La transparence et la communication scientifique sont aussi pointées comme éléments primordiaux vis-à-vis du grand public. La HAS évoque la crise de confiance en la science qui a traversé la population pendant la pandémie en raison des avis divergents présentés par des « experts ou personnes se présentant comme tels ».

« Ces prises de position multiples n’ont pas permis à l’expertise scientifique d’être audible et d’être identifiée comme de nature différente d’une opinion », explique la HAS, insistant dans ce contexte sur un besoin de communication important.

Être transparent et assumer l'incertitude

Au regard de ces enseignements, la HAS préconise la mise en place d’une coordination interministérielle. Même si elle met en avant l’atout que représente l’existence de ces multiples organismes et institutions, elle estime également que chacun doit avoir « une définition claire de son périmètre d’expertise » et ça même en dehors de tout contexte de crise.

La HAS recommande en revanche de prévoir une organisation spécifique justement pour les situations de crise pour « définir les processus de travail, offrant la possibilité d’une mutualisation des compétences, y compris entre les structures d’expertise et encourageant les collaborations au niveau international ».

Elle appelle à prévoir les systèmes d’information adaptables et interconnectés élaborés à partir des besoins prévisibles sur les données en cas de nouvelle crise et à mieux soutenir et coordonner les projets de recherche. Pour la multidisciplinarité, le rapport insiste sur une meilleure intégration de la recherche en sciences humaines et sociales et des savoirs expérientiels, issus des professionnels de santé, des acteurs de terrain ou des usagers.

« Ces connaissances, avec un dispositif permettant la remontée et la descente des informations depuis et vers le terrain, pourraient contribuer davantage à éclairer la décision publique », considère la HAS.

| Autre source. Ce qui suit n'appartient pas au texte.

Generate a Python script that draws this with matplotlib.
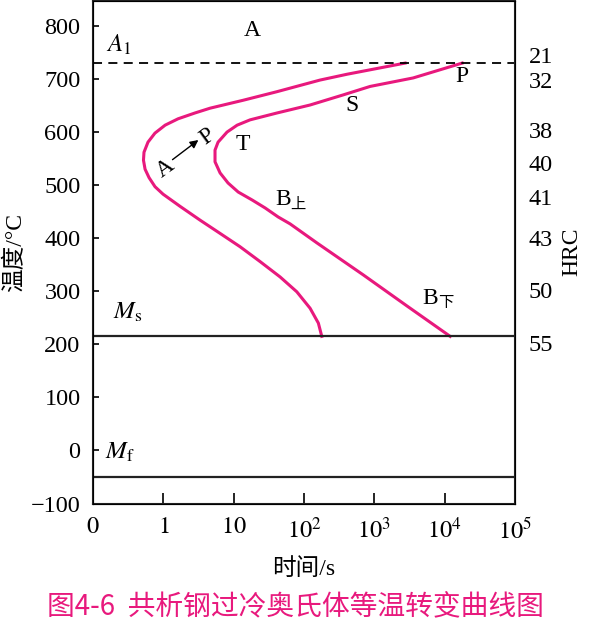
import matplotlib
matplotlib.use('Agg')
import matplotlib.pyplot as plt

plt.rcParams['font.family'] = ['Liberation Serif', 'Noto Sans CJK SC']
plt.rcParams['mathtext.fontset'] = 'stix'

PINK = '#e8197d'

# time in seconds, temperature in degrees C
start_t = [2740, 410, 169, 41, 13.7, 4.62, 2.82, 1.62, 1.06, 0.76, 0.605,
           0.531, 0.522, 0.55, 0.627, 0.762, 0.99, 1.73, 3.33, 6.41, 12.3,
           23.7, 45.7, 79, 122, 160, 179]
start_T = [730, 709, 698, 676, 660, 645, 636, 625, 613, 598, 581,
           562, 547, 530, 514, 497, 483, 460, 434, 409, 384,
           356, 327, 299, 268, 240, 215]

finish_t = [17740, 3565, 871, 360, 122, 41.4, 17.1, 11.2, 8.05, 6.0, 5.43,
            5.43, 6.41, 8.32, 11.6, 18.3, 28, 42.9, 63.4, 153, 693, 2930, 11970]
finish_T = [730, 702, 686, 670, 651, 636, 623, 613, 600, 581, 566,
            544, 523, 504, 487, 472, 457, 440, 427, 391, 331, 272, 215]

A1 = 730
Ms = 215
Mf = -50

ytick_vals = [-100, 0, 100, 200, 300, 400, 500, 600, 700, 800]
xtick_vals = [0.1, 1, 10, 1e2, 1e3, 1e4, 1e5]
xtick_labels = ['$0$', '$1$', '$10$', '$10^{2}$', '$10^{3}$', '$10^{4}$', '$10^{5}$']

hrc_T = [745, 698, 604, 541, 477, 400, 302, 202]
hrc_labels = ['21', '32', '38', '40', '41', '43', '50', '55']

fig = plt.figure(figsize=(5.89, 6.44), dpi=100)
ax = fig.add_axes([93 / 589, 1 - 503.5 / 644, 422 / 589, 502.5 / 644])

ax.plot(start_t, start_T, color=PINK, lw=2.2, solid_joinstyle='round')
ax.plot(finish_t, finish_T, color=PINK, lw=2.2, solid_joinstyle='round')
ax.axhline(A1, color='black', lw=1.3, dashes=(5, 3.5))
ax.axhline(Ms, color='#222222', lw=1.6)
ax.axhline(Mf, color='#222222', lw=1.6)

ax.set_xscale('log')
ax.set_xlim(0.1, 1e5)
ax.set_ylim(-100, 847)
ax.set_xticks(xtick_vals)
ax.set_xticklabels(xtick_labels)
ax.xaxis.set_minor_locator(matplotlib.ticker.NullLocator())
ax.set_yticks(ytick_vals)
ax.set_yticklabels(['\u2212100'] + [str(v) for v in ytick_vals[1:]])
ax.tick_params(axis='x', direction='in', length=8, width=1.2, pad=10, labelsize=17.5)
ax.tick_params(axis='y', direction='in', length=4, width=1.2, pad=9, labelsize=17.5)
for sp in ax.spines.values():
    sp.set_linewidth(1.5)
    sp.set_color('#222222')

ax2 = ax.twinx()
ax2.set_ylim(ax.get_ylim())
ax2.set_yticks(hrc_T)
ax2.set_yticklabels(hrc_labels)
ax2.tick_params(axis='y', length=0, pad=10, labelsize=17.5)
ax2.set_ylabel('HRC', fontsize=17, labelpad=6)

ax.set_xlabel('时间/s', fontsize=17, labelpad=11)
ax.set_ylabel('温度/°C', fontsize=17, labelpad=3)

# region labels
ax.text(18.3, 792, 'A', fontsize=17, ha='center', va='center')
ax.text(0.23, 764, '$A_1$', fontsize=18, ha='center', va='center')
ax.text(17700, 704, 'P', fontsize=17, ha='center', va='center')
ax.text(483, 651, 'S', fontsize=17, ha='center', va='center')
ax.text(13.6, 576, 'T', fontsize=17, ha='center', va='center')
ax.text(50, 472, 'B', fontsize=17, ha='center', va='center')
ax.annotate('上', (50, 472), xytext=(11, -4), textcoords='offset points',
            fontsize=11, ha='center', va='center')
ax.text(6200, 287, 'B', fontsize=17, ha='center', va='center')
ax.annotate('下', (6200, 287), xytext=(11, -4), textcoords='offset points',
            fontsize=11, ha='center', va='center')
ax.text(0.31, 261, r'$M_\mathrm{s}$', fontsize=18, ha='center', va='center')
ax.text(0.24, -3, r'$M_\mathrm{f}$', fontsize=18, ha='center', va='center')

# A -> P inside the nose
ax.text(1.06, 532, 'A', fontsize=17, ha='center', va='center', rotation=36)
ax.text(4.3, 592, 'P', fontsize=17, ha='center', va='center', rotation=36)
ax.annotate('', xy=(3.15, 585), xytext=(1.35, 548),
            arrowprops=dict(arrowstyle='-|>', color='black', lw=1.0,
                            mutation_scale=12, shrinkA=0, shrinkB=0))

fig.text(295 / 589, 1 - 607 / 644, '图4-6  共析钢过冷奥氏体等温转变曲线图',
         fontsize=20, color=PINK, ha='center', va='center',
         family=['Noto Sans CJK SC', 'DejaVu Sans'])

fig.savefig('out.png', dpi=100)
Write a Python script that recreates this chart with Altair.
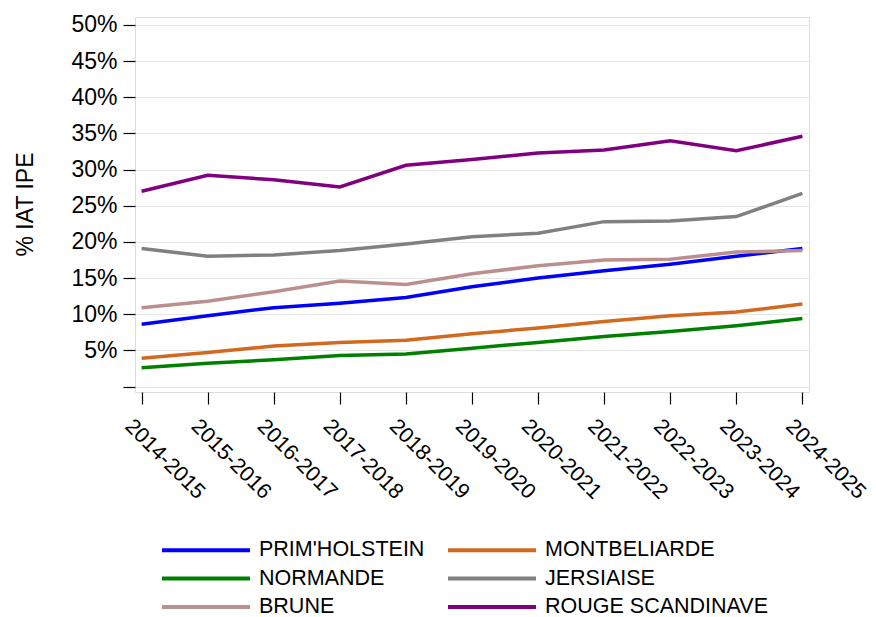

Enfin côté communication, la Haute autorité suggère à l’avenir de mieux expliquer et assumer l’incertitude, qui a pu créer une méfiance au sein du grand public mais « qui se trouve être le point de départ de la démarche scientifique », explique-t-elle.

Elle ajoute que l’expertise scientifique doit également être plus transparente. « Via une communication accessible au plus grand nombre » mais aussi pour les experts qui s’expriment dans les médias, qui « devraient présenter de manière explicite leur « statut » afin de permettre à chacun de distinguer ce qui relève de l’expertise, opinion, ou position politique dans leurs propos ».